Who to watch: Kansas State defensive end Ryan Mueller came up big all season, racking up 11.5 sacks -- the sixth-best tally in the nation. He could add to those numbers Saturday against a shaky Michigan offensive line that allowed the second-most sacks in the Big Ten. In addition, the Wolverines will be starting true freshman Shane Morris at quarterback, and Mueller will be poised to expose any butterflies the young signal-caller might have in his first start. Also keep an eye on Kansas State wide receiver Tyler Lockett, who racked up 1,665 all-purpose yards this season, along with Michigan receiver Jeremy Gallon (80 catches, 1,284 yards, nine touchdowns) and cornerback Blake Countess (six interceptions).

What to watch: The matchup at the line of scrimmage should be crucial -- and if Kansas State can rattle Morris early, it could get ugly for the Wolverines. Michigan will want to run the ball and take some of the pressure off the freshman quarterback, but that could be easier said than done: The Wolverines finished second-to-last in the Big Ten in rushing during the regular season. Michigan averaged just 1.6 yards per carry during its final five games, while Kansas State’s defense allowed just one of its final eight opponents to top 125 yards on the ground.

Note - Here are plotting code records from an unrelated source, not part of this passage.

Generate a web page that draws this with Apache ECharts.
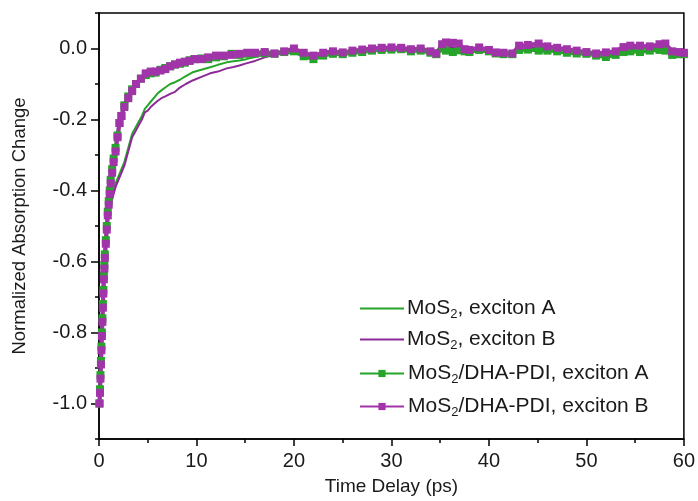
<!DOCTYPE html>
<html>
<head>
<meta charset="utf-8">
<script src="https://cdn.jsdelivr.net/npm/echarts@6/dist/echarts.min.js"></script>
<style>
html,body{margin:0;padding:0;background:#fff;}
#chart{width:698px;height:501px;}
</style>
</head>
<body>
<div id="chart"></div>
<script>
// ---- data (time in ps, normalized absorption change) ----
const seriesNames = ['MoS2, exciton A', 'MoS2, exciton B', 'MoS2/DHA-PDI, exciton A', 'MoS2/DHA-PDI, exciton B'];

const mos2A = [[0.05,-1.0],[0.15,-0.92],[0.25,-0.84],[0.35,-0.75],[0.45,-0.67],[0.55,-0.6],[0.7,-0.54],[0.85,-0.49],[1.0,-0.46],[1.2,-0.43],[1.4,-0.41],[1.7,-0.38],[2.0,-0.36],[2.3,-0.34],[2.6,-0.32],[3.0,-0.28],[3.4,-0.24],[3.7,-0.225],[4.0,-0.21],[4.4,-0.19],[4.7,-0.17],[5.0,-0.16],[5.3,-0.15],[5.7,-0.137],[6.0,-0.127],[6.4,-0.118],[6.8,-0.11],[7.3,-0.1],[7.8,-0.095],[8.3,-0.088],[8.9,-0.078],[9.6,-0.067],[10.5,-0.06],[11.4,-0.053],[12.2,-0.046],[13.1,-0.039],[13.8,-0.036],[14.4,-0.034],[15.1,-0.03],[16,-0.024],[17,-0.018],[18,-0.015],[19,-0.014],[20,-0.012],[22,-0.018],[24,-0.014],[26,-0.01],[28,-0.006],[30,-0.004],[32,-0.006],[34,-0.012],[36,0.0],[38,-0.008],[40,-0.01],[42,-0.014],[44,0.0],[46,-0.002],[48,-0.008],[50,-0.012],[52,-0.016],[54,-0.004],[56,0.0],[58,0.002],[60,-0.014]];

const mos2B = [[0.05,-1.0],[0.15,-0.93],[0.25,-0.85],[0.35,-0.76],[0.45,-0.68],[0.55,-0.61],[0.7,-0.55],[0.85,-0.5],[1.0,-0.47],[1.2,-0.44],[1.4,-0.42],[1.7,-0.39],[2.0,-0.37],[2.3,-0.35],[2.6,-0.33],[3.0,-0.29],[3.4,-0.25],[3.7,-0.235],[4.0,-0.22],[4.4,-0.2],[4.7,-0.18],[5.0,-0.175],[5.3,-0.165],[5.7,-0.155],[6.0,-0.148],[6.4,-0.14],[6.8,-0.135],[7.3,-0.128],[7.8,-0.122],[8.3,-0.11],[8.9,-0.1],[9.6,-0.09],[10.5,-0.08],[11.4,-0.07],[12.2,-0.065],[13.1,-0.056],[13.8,-0.052],[14.4,-0.048],[15.1,-0.042],[16,-0.035],[17,-0.025],[18,-0.018],[19,-0.014],[20,-0.012],[22,-0.016],[24,-0.012],[26,-0.008],[28,-0.004],[30,-0.002],[32,-0.004],[34,-0.01],[36,0.005],[38,-0.006],[40,-0.008],[42,-0.012],[44,0.004],[46,0.002],[48,-0.004],[50,-0.01],[52,-0.012],[54,0.0],[56,0.004],[58,0.006],[60,-0.012]];

const dhaA = [[0.05,-1.0],[0.1,-0.96],[0.15,-0.92],[0.2,-0.88],[0.25,-0.84],[0.3,-0.8],[0.35,-0.76],[0.4,-0.72],[0.45,-0.68],[0.5,-0.64],[0.55,-0.61],[0.6,-0.58],[0.7,-0.54],[0.8,-0.5],[0.9,-0.46],[1.0,-0.43],[1.1,-0.4],[1.2,-0.37],[1.35,-0.34],[1.5,-0.31],[1.7,-0.28],[1.9,-0.245],[2.1,-0.21],[2.3,-0.19],[2.6,-0.16],[3.0,-0.135],[3.4,-0.115],[3.8,-0.1],[4.3,-0.085],[4.8,-0.075],[5.3,-0.07],[5.8,-0.068],[6.3,-0.06],[6.8,-0.055],[7.3,-0.05],[7.8,-0.045],[8.3,-0.043],[8.8,-0.04],[9.3,-0.033],[9.8,-0.03],[10.5,-0.028],[11.2,-0.03],[12,-0.025],[12.8,-0.022],[13.6,-0.015],[14.4,-0.018],[15.2,-0.015],[16,-0.014],[17,-0.013],[18,-0.015],[19,-0.01],[20,-0.008],[21,-0.022],[22,-0.03],[23,-0.02],[24,-0.015],[25,-0.016],[26,-0.012],[27,-0.01],[28,-0.006],[29,-0.004],[30,-0.003],[31,-0.002],[32,-0.008],[33,-0.006],[34,-0.012],[34.6,-0.016],[35.2,0.0],[35.6,-0.006],[36.3,-0.01],[36.9,-0.005],[37.5,-0.008],[38,-0.01],[39,-0.004],[40,-0.008],[40.7,-0.014],[41.5,-0.016],[42.4,-0.016],[43.1,-0.004],[44,-0.003],[45.1,-0.006],[46,-0.006],[47,-0.008],[48,-0.012],[49,-0.014],[50,-0.015],[51,-0.02],[52,-0.024],[53,-0.018],[53.8,-0.01],[54.5,-0.008],[55.5,-0.01],[56.5,-0.006],[57.5,-0.004],[58.1,-0.006],[58.8,-0.018],[59.5,-0.016],[60,-0.016]];

const dhaB = [[0.05,-1.0],[0.1,-0.97],[0.15,-0.93],[0.2,-0.89],[0.25,-0.85],[0.3,-0.81],[0.35,-0.77],[0.4,-0.73],[0.45,-0.69],[0.5,-0.65],[0.55,-0.62],[0.6,-0.59],[0.7,-0.55],[0.8,-0.51],[0.9,-0.47],[1.0,-0.44],[1.1,-0.41],[1.2,-0.38],[1.35,-0.35],[1.5,-0.32],[1.7,-0.29],[1.9,-0.25],[2.1,-0.21],[2.3,-0.19],[2.6,-0.165],[3.0,-0.14],[3.4,-0.12],[3.8,-0.1],[4.3,-0.085],[4.8,-0.07],[5.3,-0.065],[5.8,-0.065],[6.3,-0.062],[6.8,-0.058],[7.3,-0.05],[7.8,-0.045],[8.3,-0.04],[8.8,-0.037],[9.3,-0.035],[9.8,-0.03],[10.5,-0.03],[11.2,-0.025],[12,-0.02],[12.8,-0.02],[13.6,-0.018],[14.4,-0.015],[15.2,-0.012],[16,-0.012],[17,-0.01],[18,-0.014],[19,-0.008],[20,0.0],[21,-0.012],[22,-0.02],[23,-0.012],[24,-0.008],[25,-0.011],[26,-0.006],[27,-0.003],[28,0.0],[29,0.002],[30,0.003],[31,0.002],[32,-0.002],[33,0.0],[34,-0.008],[34.6,-0.014],[35.2,0.012],[35.6,0.017],[36.3,0.016],[36.9,0.014],[37.5,-0.002],[38,-0.004],[39,0.003],[40,-0.004],[40.7,-0.011],[41.5,-0.012],[42.4,-0.014],[43.1,0.008],[44,0.01],[45.1,0.014],[46,0.006],[47,0.002],[48,-0.002],[49,-0.006],[50,-0.01],[51,-0.014],[52,-0.011],[53,-0.008],[53.8,0.004],[54.5,0.008],[55.5,0.008],[56.5,0.006],[57.5,0.012],[58.1,0.014],[58.8,-0.008],[59.5,-0.01],[60,-0.012]];

const yLabelValues = [-1.0, -0.8, -0.6, -0.4, -0.2, 0.0];
const yMinorValues = [-1.1, -0.9, -0.7, -0.5, -0.3, -0.1, 0.1];

// ---- chart ----
const GREEN = '#27a42a';
const PURPLE = '#a234aa';
const PURPLE_THIN = '#8c2a98';
const FONT = 'Liberation Sans, Arial, sans-serif';
const TXT = '#1a1a1a';

const chart = echarts.init(document.getElementById('chart'), null, {renderer: 'canvas'});

function legendFmt(name) {
  return name.replace('MoS2', 'MoS{sub|2}');
}
function legendText(padLeft) {
  return {
    fontFamily: FONT, fontSize: 21, color: TXT, padding: [0, 0, 0, padLeft],
    rich: {
      sub: {fontFamily: FONT, fontSize: 13, color: TXT, verticalAlign: 'bottom', padding: [12, 0, 0, 0]}
    }
  };
}

chart.setOption({
  animation: false,
  backgroundColor: '#fff',
  grid: {left: 99, right: 13, top: 13, bottom: 60, show: true, borderColor: '#000', borderWidth: 1.5, backgroundColor: 'transparent'},
  legend: [{
    orient: 'vertical',
    left: 355, top: 293,
    itemWidth: 44, itemHeight: 2, itemGap: 8,
    icon: 'rect',
    data: seriesNames.slice(0, 2),
    formatter: legendFmt,
    textStyle: legendText(-2)
  }, {
    orient: 'vertical',
    left: 354, top: 358,
    itemWidth: 44, itemHeight: 9, itemGap: 10,
    data: seriesNames.slice(2),
    formatter: legendFmt,
    textStyle: legendText(-1)
  }],
  xAxis: {
    type: 'value', min: 0, max: 60, interval: 10,
    name: 'Time Delay (ps)', nameLocation: 'middle', nameGap: 38,
    nameTextStyle: {fontFamily: FONT, fontSize: 19, color: TXT},
    axisLine: {show: true, onZero: false, lineStyle: {color: '#000', width: 1.5}},
    axisTick: {show: true, inside: false, length: 7, lineStyle: {color: '#000', width: 1.5}},
    minorTick: {show: true, splitNumber: 2, length: 4, lineStyle: {color: '#000', width: 1.5}},
    axisLabel: {fontFamily: FONT, fontSize: 20, color: TXT, margin: 12},
    splitLine: {show: false}
  },
  yAxis: [{
    type: 'value', min: -1.1, max: 0.1,
    name: 'Normalized Absorption Change', nameLocation: 'middle', nameGap: 70,
    nameTextStyle: {fontFamily: FONT, fontSize: 18.5, color: TXT},
    axisLine: {show: true, onZero: false, lineStyle: {color: '#000', width: 1.5}},
    axisTick: {show: true, inside: false, length: 8, customValues: yLabelValues, lineStyle: {color: '#000', width: 1.5}},
    axisLabel: {fontFamily: FONT, fontSize: 20, color: TXT, margin: 12, customValues: yLabelValues,
      formatter: v => v.toFixed(1)},
    splitLine: {show: false}
  }, {
    type: 'value', min: -1.1, max: 0.1, position: 'left',
    axisLine: {show: false, onZero: false},
    axisTick: {show: true, inside: false, length: 4, customValues: yMinorValues, lineStyle: {color: '#000', width: 1.5}},
    axisLabel: {show: false},
    splitLine: {show: false}
  }],
  series: [
    {name: seriesNames[0], type: 'line', data: mos2A, showSymbol: false, symbol: 'none',
      lineStyle: {color: GREEN, width: 2}, itemStyle: {color: GREEN}},
    {name: seriesNames[1], type: 'line', data: mos2B, showSymbol: false, symbol: 'none',
      lineStyle: {color: PURPLE_THIN, width: 2}, itemStyle: {color: PURPLE_THIN}},
    {name: seriesNames[2], type: 'line', data: dhaA, symbol: 'rect', symbolSize: 8, showAllSymbol: true,
      lineStyle: {color: GREEN, width: 4}, itemStyle: {color: GREEN}},
    {name: seriesNames[3], type: 'line', data: dhaB, symbol: 'rect', symbolSize: 8, showAllSymbol: true,
      lineStyle: {color: PURPLE, width: 4}, itemStyle: {color: PURPLE}}
  ]
});
</script>
</body>
</html>
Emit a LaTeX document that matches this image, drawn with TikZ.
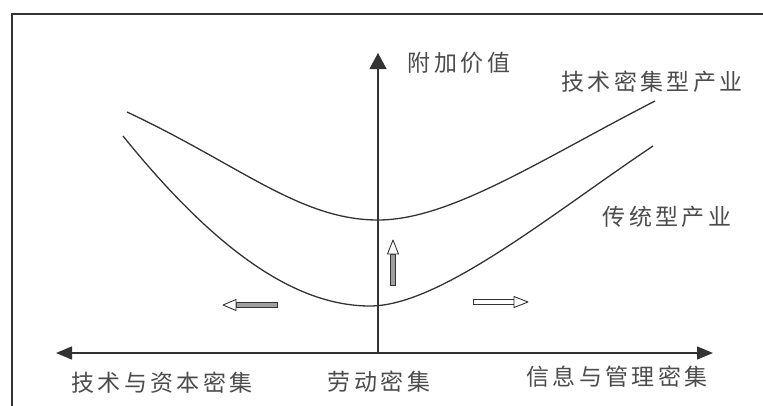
\documentclass[tikz,border=0pt]{standalone}
\usepackage{fontspec}
\newfontfamily\cjk[LetterSpace=15]{Noto Sans CJK SC}
\usetikzlibrary{arrows.meta}
\definecolor{ink}{gray}{0.2}
\definecolor{txt}{gray}{0.3}
\begin{document}
\begin{tikzpicture}[x=1pt,y=-1pt,
  lbl/.style={font=\cjk\fontsize{23}{23}\selectfont, text=txt, inner sep=0pt},
  curve/.style={draw=ink, line width=1.3pt},
  axis/.style={draw=ink, line width=1.4pt},
  shaftg/.style={draw=ink, fill=gray!75, line width=0.9pt},
  shaftw/.style={draw=ink, fill=white, line width=0.9pt},
  headw/.style={draw=ink, fill=white, line width=0.9pt, line join=round}]
\useasboundingbox (0,0) rectangle (763,405);
% frame
\draw[draw=ink, line width=2pt] (12,410) -- (12,14) -- (770,14);
% axes
\coordinate (O) at (378,353);
\coordinate (L) at (56,353);
\coordinate (R) at (713,353);
\coordinate (T) at (378,53);
\draw[axis, -{Triangle[length=16pt,width=13pt]}] (O) -- (L);
\draw[axis, -{Triangle[length=16pt,width=13pt]}] (O) -- (R);
\draw[draw=ink, line width=1.1pt, -{Triangle[length=16pt,width=17pt]}] (O) -- (T);
% curves
\draw[curve] (127,112) .. controls (240,165) and (300,220) .. (378,220)
  .. controls (450,220) and (540,160) .. (655,101);
\draw[curve] (123,136) .. controls (215,250) and (295,306) .. (370,306)
  .. controls (440,306) and (550,215) .. (653,146);
% block arrows
% left
\draw[shaftg] (277,302.5) rectangle (236,307.5);
\draw[headw] (236,299.5) -- (223,305) -- (236,310.5) -- cycle;
% up
\draw[shaftg] (390.5,285) rectangle (395.5,254);
\draw[headw] (387.5,254) -- (393,240) -- (398.5,254) -- cycle;
% right
\draw[shaftw] (473,299.5) rectangle (514,304.5);
\draw[headw] (514,296.5) -- (528,302) -- (514,307.5) -- cycle;
% labels
\node[lbl] (yl) at (459,63) {附加价值};
\node[lbl] (c1) at (652,82) {技术密集型产业};
\node[lbl] (c2) at (667,217) {传统型产业};
\node[lbl] (xl) at (162,383) {技术与资本密集};
\node[lbl] (xm) at (379,382) {劳动密集};
\node[lbl] (xr) at (617,377) {信息与管理密集};
\end{tikzpicture}
\end{document}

Why to watch: Michigan quarterback Devin Gardner will miss the game with a turf toe injury, meaning Morris will get a chance to lead the offense and give Wolverines fans a glimpse into the future. An ESPN 300 prospect a year ago, Morris threw just nine passes this season. But he appears to be the heir apparent, meaning there’s ample reason for fans to tune in, even if the regular season proved to be something of a disappointment for Michigan.

Prediction: Michigan 27, Kansas State 24. So much of the storyline adds up to a Kansas State victory, but won’t the offseason be so much more interesting if Michigan fans can second-guess waiting so long for Morris to get his chance?